Deep in the constellation Cygnus, 4,600 light-years from Earth, astronomers have unveiled the hidden architecture of one of the cosmos's most violent laboratories—a pulsar wind nebula glowing with the residual fury of a stellar explosion. Using NASA's Chandra X-ray Observatory, a team led by Seth Gagnon at George Washington University has revealed striking new details about this nebula nestled inside the supernova remnant CTA 1, showing how even the most energetic forces in the universe follow elegant, geometric patterns.
Pulsar wind nebulae represent one of the most extreme environments science has yet observed. They form when a pulsar—the superdense, spinning remnant of a dead star—emits torrents of charged particles into the space around it. When this stellar wind collides with the slowly expanding material blown out by the original supernova explosion, it creates a luminous cloud visible only in X-rays and gamma rays. Understanding these nebulae matters because they are cosmic particle accelerators of extraordinary power, pushing electrons and other particles to energies that dwarf anything humans can create on Earth.
The pulsar at the heart of CTA 1, designated PSR J0007+7303, is itself a marvel of extremity. It spins 315.8 milliseconds, and its magnetic field reaches 10 trillion Gauss—so strong that it would shred any earthly material instantly. The pulsar itself has aged roughly 14,000 years since the supernova explosion that created it, yet it continues to pour energy into the nebula surrounding it.

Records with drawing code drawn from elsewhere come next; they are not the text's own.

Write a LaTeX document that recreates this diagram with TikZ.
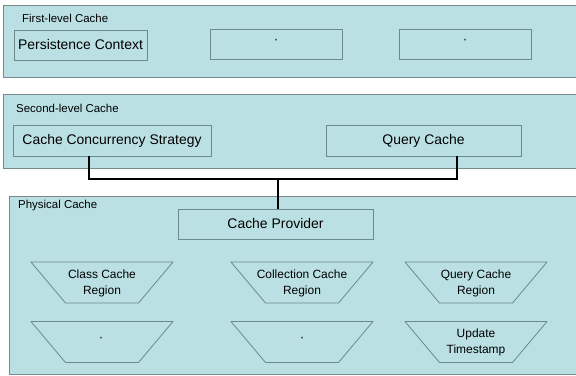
\documentclass[tikz,border=0pt]{standalone}
\usepackage{fontspec}
\setmainfont{Liberation Sans}
\usetikzlibrary{calc}
\definecolor{panelfill}{HTML}{BBE0E3}
\definecolor{panelline}{HTML}{7A8A8C}
\definecolor{boxline}{HTML}{6A8A8C}
\tikzset{
  panel/.style={draw=panelline, fill=panelfill, line width=0.9bp},
  boxn/.style={draw=boxline, line width=0.9bp, inner sep=0pt, minimum height=30bp,
    font=\fontsize{14}{16}\selectfont},
  lbl/.style={anchor=base west, inner sep=0pt, font=\fontsize{11.5}{13}\selectfont},
  trapline/.style={draw=boxline, line width=0.8bp, line join=round},
  traptext/.style={inner sep=0pt, align=center, font=\fontsize{12}{16}\selectfont},
  ditto/.style={inner sep=0pt, font=\fontsize{7.5}{7.5}\selectfont},
  conn/.style={draw=black, line width=2.2bp}
}
\newcommand\trapzd[1]{%
  \draw[trapline] ($(#1)+(-71,-20.5)$) -- ($(#1)+(71,-20.5)$) -- ($(#1)+(36.5,20.5)$) -- ($(#1)+(-36.5,20.5)$) -- cycle;}
\begin{document}
\begin{tikzpicture}[x=1bp,y=-1bp]
\useasboundingbox (0,0) rectangle (576,375);
\clip (0,0) rectangle (576,375);
\fill[white] (0,0) rectangle (576,375);
% panels
\draw[panel] (3,5) rectangle (590,77);
\draw[panel] (3,94) rectangle (590,168);
\draw[panel] (9,196) rectangle (590,374.5);
\node[lbl] (l1) at (22,22.5) {First-level Cache};
\node[lbl] (l2) at (16,112) {Second-level Cache};
\node[lbl] (l3) at (18,208) {Physical Cache};
% first level
\node[boxn, minimum width=133bp] (pc) at (80.5,45) {Persistence Context};
\node[boxn, minimum width=132bp] (b2) at (276,44.5) {};
\node[boxn, minimum width=132bp] (b3) at (465,44.5) {};
\node[ditto] (d2) at (276,42) {”};
\node[ditto] (d3) at (465,42) {”};
% second level
\node[boxn, minimum width=198bp, minimum height=31bp] (ccs) at (112,140.5) {Cache Concurrency Strategy};
\node[boxn, minimum width=195bp, minimum height=31bp] (qc) at (423.5,140.5) {Query Cache};
% physical
\node[boxn, minimum width=195bp] (cp) at (275.5,224) {Cache Provider};
\coordinate (j) at (278,179);
\draw[conn] (ccs.south -| 89,0) |- (j) -| (qc.south -| 457,0);
\draw[conn] (j) -- (cp.north -| j);
% trapezia
\coordinate (c1) at (102,282.5);
\coordinate (c2) at (302,282.5);
\coordinate (c3) at (476,282.5);
\coordinate (c4) at (102,342);
\coordinate (c5) at (302,342);
\coordinate (c6) at (476,342);
\trapzd{c1}\trapzd{c2}\trapzd{c3}\trapzd{c4}\trapzd{c5}\trapzd{c6}
\node[traptext] (t1) at ($(c1)+(0,0.5)$) {Class Cache\\Region};
\node[traptext] (t2) at ($(c2)+(0,0.5)$) {Collection Cache\\Region};
\node[traptext] (t3) at ($(c3)+(0,0.5)$) {Query Cache\\Region};
\node[traptext] (t6) at ($(c6)+(0,0.5)$) {Update\\Timestamp};
\node[ditto] (d4) at (101,340) {”};
\node[ditto] (d5) at (302,340) {”};
\end{tikzpicture}
\end{document}
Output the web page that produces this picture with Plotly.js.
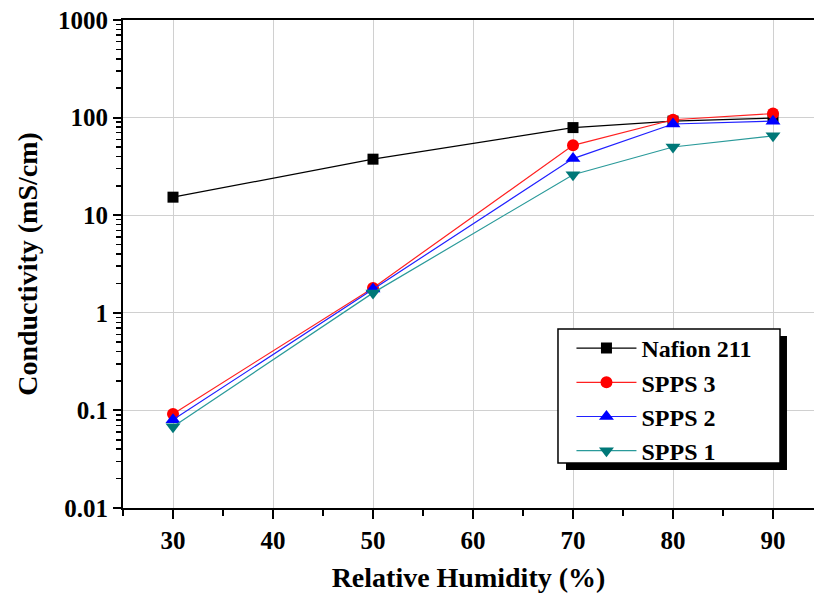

Gagnon's team spent considerable time analyzing both new observations and archival data from Chandra, and supplemented their work with gamma-ray observations from NASA's Fermi observatory. What they discovered surprised them. The nebula displayed a compact, organized structure: a jet roughly 20 arcseconds long extending southward from the pulsar, then mysteriously bending toward the southwest, accompanied by a fainter counter-jet pointing north. Perpendicular to these jets lay a compact torus of glowing material. This geometry, the researchers suggest, may have been sculpted by the pulsar plowing through the remnant, or shaped by the expanding shock wave from the original supernova pushing back against the nebula from outside.
Previous estimates suggested PSR J0007+7303 was hurtling through space at more than 200 kilometers per second—a common fate for pulsars, which are often kicked violently by asymmetric explosions. But Gagnon's analysis revised this dramatically downward. The pulsar's actual traverse velocity proved far slower, meaning either the system is older than thought, or the supernova debris expanded unevenly. Either way, it fundamentally changes how astronomers understand this object's history.
The team also found that the nebula has a surprisingly weak magnetic field—between 1.4 and 3.2 microgauss—yet still manages to accelerate electrons to extraordinary energies: between 0.2 and 0.3 PeV (petaelectronvolts). This paradox is itself valuable. A low-magnetization nebula performing such extreme particle acceleration offers astronomers a rare, natural experiment in how the universe's most energetic processes work.
The results, published on arXiv on May 20, position CTA 1 as a crucial test case for understanding how young pulsars distribute their rotational energy into space and how stellar explosions leave imprints on the cosmos that we can still read millennia later.